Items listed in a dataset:
________
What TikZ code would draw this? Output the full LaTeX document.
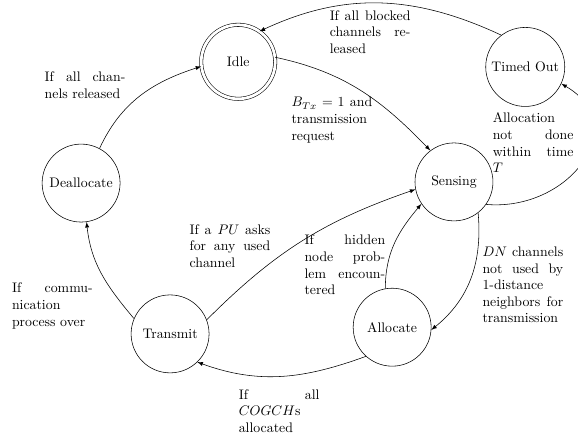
\documentclass[tikz,border=0pt]{standalone}

\begin{document}
\begin{tikzpicture}
      [%%%%%%%%%%%%%%%%%%%%%%%%%%%%%%
      state/.style={circle,draw=black,minimum size=1.98cm},
      final/.style={state,double,double distance=2pt,minimum size=1.88cm},
      cond/.style={text width=2.05cm,align=justify,inner sep=0pt},
      move/.style={->,>=latex},
      ]%%%%%%%%%%%%%%%%%%%%%%%%%%%%%%
      \useasboundingbox (0,0) rectangle (14.68,-11.15);

      \node[final] (idle) at (6.05,-1.57){Idle};
      \node[state] (timeout) at (13.34,-1.70){Timed Out};
      \node[state] (sensing) at (11.53,-4.62){Sensing};
      \node[state] (dealloc) at (2.06,-4.65){Deallocate};
      \node[state] (transmit) at (4.32,-8.48){Transmit};
      \node[state] (alloc) at (9.96,-8.31){Allocate};

      \draw[move] (idle.7) to[out=-12,in=134] (sensing.127);
      \draw[move] (timeout.127) to[out=155,in=25] (idle.55);
      \draw[move] (sensing.-35) to[out=-5,in=-30,looseness=1.5] (timeout.-25);
      \draw[move] (dealloc.62) to[out=65,in=198] (idle.187);
      \draw[move] (transmit.157) to[out=130,in=-84] (dealloc.-82);
      \draw[move] (transmit.21) to[out=45,in=199] (sensing.191);
      \draw[move] (alloc.100) to[out=90,in=230] (sensing.214);
      \draw[move] (sensing.-52) to[out=-85,in=39] (alloc.-4);
      \draw[move] (alloc.-132) to[out=200,in=-20] (transmit.-46);

      \node[cond] (c1) at (8.43,-3.05){$B_{Tx} = 1$ and transmission request};
      \node[cond] (c2) at (9.40,-0.81){If all blocked channels released};
      \node[cond] (c3) at (13.54,-3.63){Allocation not done within time $T$};
      \node[cond] (c4) at (2.16,-2.16){If all channels released};
      \node[cond] (c5) at (1.33,-7.77){If communication process over};
      \node[cond] (c6) at (5.84,-6.25){If a $PU$ asks for any used channel};
      \node[cond] (c7) at (8.76,-6.73){If \mbox{hidden} node problem encountered};
      \node[cond] (c8) at (13.28,-7.24){$DN$ channels not used by 1-distance neighbors for transmission};
      \node[cond] (c9) at (7.09,-10.44){If all $COGCH$s allocated};
    \end{tikzpicture}
\end{document}
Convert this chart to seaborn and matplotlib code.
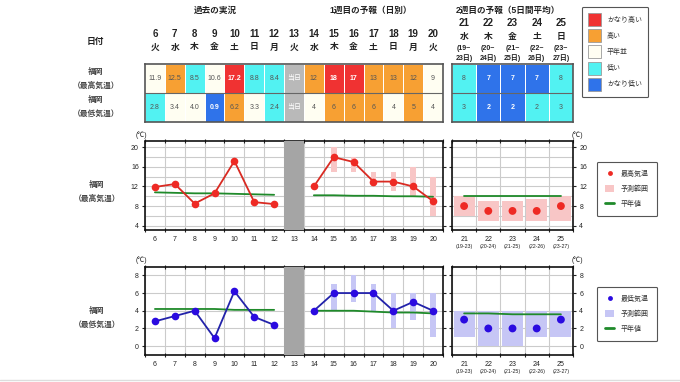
________
**EXERCISE DESCRIPTION**
Read through the entries and copy every line that includes "this".

**ANSWER FOR THE TASK**
What TikZ code would draw this? Output the full LaTeX document.
Convert this chart to seaborn and matplotlib code.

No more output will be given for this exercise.